* _Description of the task_: Begin at the top of the entries below and write out every line through the one containing "plt.rcParams['font.family'] = ['Lato', 'DejaVu", excluding pictures.

* _Data entries_:
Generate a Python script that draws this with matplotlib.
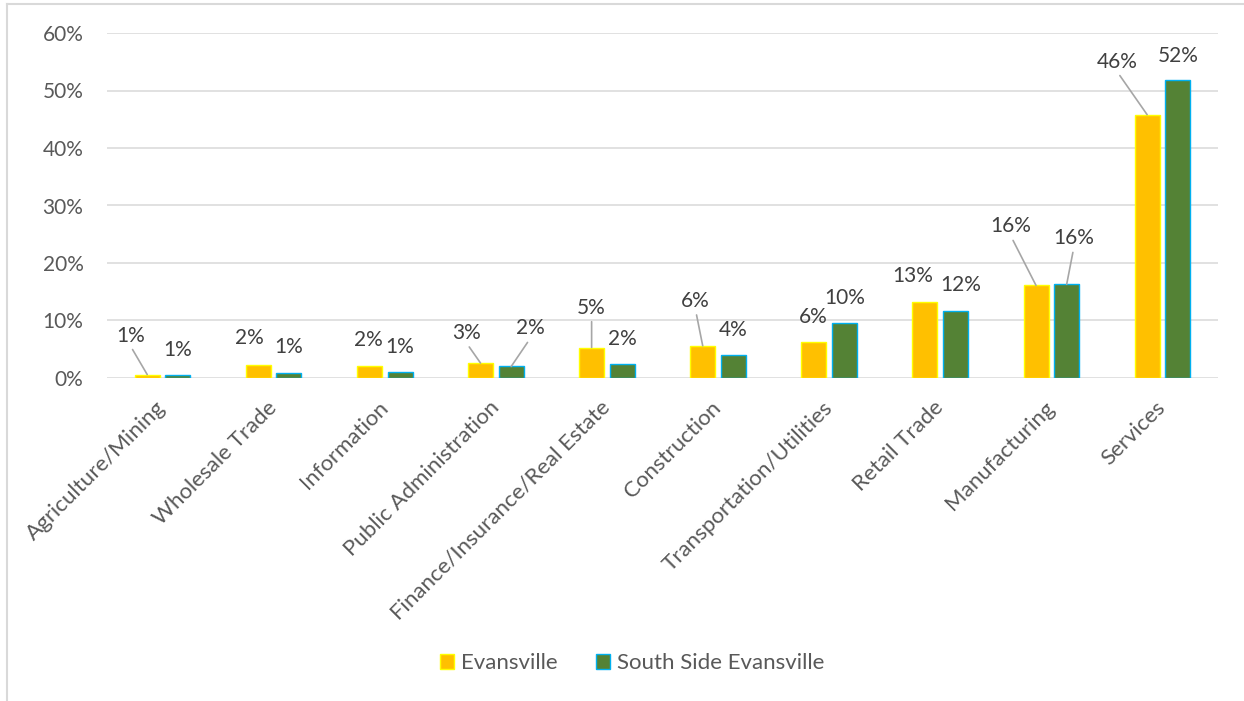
import numpy as np
import matplotlib.pyplot as plt
from matplotlib.lines import Line2D

plt.rcParams['font.family'] = ['Lato', 'DejaVu Sans']

# Share of employment by industry (%)
industries = ["Agriculture/Mining", "Wholesale Trade", "Information", "Public Administration",
              "Finance/Insurance/Real Estate", "Construction", "Transportation/Utilities",
              "Retail Trade", "Manufacturing", "Services"]
evansville = [0.6, 2.3, 2.1, 2.6, 5.3, 5.6, 6.2, 13.3, 16.1, 45.8]
south_side = [0.55, 0.9, 1.0, 2.0, 2.4, 4.0, 9.6, 11.7, 16.3, 51.9]
series_names = ["Evansville", "South Side Evansville"]
y_ticks = [0, 10, 20, 30, 40, 50, 60]

# label offsets from the top of each bar, in pixels (dx, dy)
off_ev = [(-17, 39), (-9, 27), (-1, 26), (-14, 30), (0, 40),
          (-7, 45), (-1, 25), (-12, 26), (-25, 59), (-30, 53)]
off_ss = [(0, 25), (0, 26), (0, 25), (19, 38), (0, 25),
          (0, 25), (0, 25), (5, 26), (7, 46), (0, 24)]

W, H, DPI = 1244, 701, 100
FS = 15
fig = plt.figure(figsize=(W / DPI, H / DPI), dpi=DPI)
ax = fig.add_axes([107 / W, 1 - 378 / H, (1218 - 107) / W, (378 - 33) / H])

x = np.arange(len(industries))
bw = 0.225
dx = 0.138
b1 = ax.bar(x - dx, evansville, bw, color="#FFC000", edgecolor="#FFFF00", linewidth=1,
            label=series_names[0], zorder=3)
b2 = ax.bar(x + dx, south_side, bw, color="#548235", edgecolor="#00B0F0", linewidth=1,
            label=series_names[1], zorder=3)

ax.set_xlim(-0.5, len(industries) - 0.5)
ax.set_ylim(0, 60)
ax.set_yticks(y_ticks)
ax.set_yticklabels([f"{t}%" for t in y_ticks])
ax.grid(axis="y", color="#D9D9D9", linewidth=1.1, zorder=0)
for s in ax.spines.values():
    s.set_visible(False)
ax.tick_params(axis="y", length=0, pad=17, labelsize=FS, labelcolor="#595959")
ax.tick_params(axis="x", length=0, pad=19, labelsize=16, labelcolor="#595959")
ax.set_xticks(x)
ax.set_xticklabels(industries, rotation=45, ha="right", va="center", rotation_mode="anchor")

px = 72 / DPI
leader = dict(arrowstyle="-", color="#A6A6A6", lw=1.2, shrinkA=1, shrinkB=0, relpos=(0.5, 0))
for xs, vals, offs in [(x - dx, evansville, off_ev), (x + dx, south_side, off_ss)]:
    for xi, v, (ox, oy) in zip(xs, vals, offs):
        long_ = np.hypot(ox, oy) > 32
        ax.annotate(f"{v:.0f}%", (xi, v), xytext=(ox * px, oy * px), textcoords="offset points",
                    ha="center", va="center", fontsize=FS, color="#404040",
                    arrowprops=leader if long_ else None, zorder=4)

fig.legend(handles=[b1, b2], loc="center", bbox_to_anchor=(632 / W, 1 - 663 / H), ncol=2,
           frameon=False, fontsize=16, labelcolor="#595959", handlelength=0.65,
           handleheight=0.65, handletextpad=0.3, columnspacing=1.7)

# chart border (left and top edges)
fig.add_artist(Line2D([7 / W, 7 / W], [0, 1 - 4 / H], color="#D9D9D9", lw=1.5))
fig.add_artist(Line2D([7 / W, 1], [1 - 4 / H, 1 - 4 / H], color="#D9D9D9", lw=1.5))

fig.savefig("out.png", dpi=DPI)
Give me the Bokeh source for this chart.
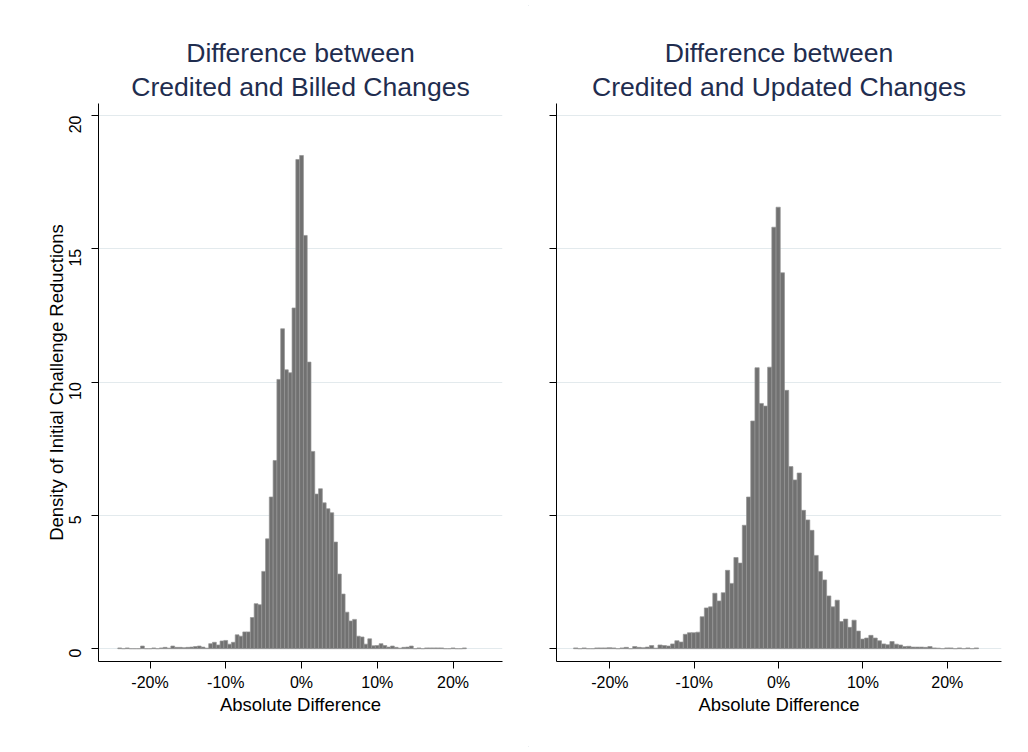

* _Answer for the task_:
Generate a Python script that draws this with matplotlib.
import numpy as np
import matplotlib.pyplot as plt
from matplotlib.lines import Line2D

plt.rcParams['font.family'] = ['Lato', 'DejaVu Sans']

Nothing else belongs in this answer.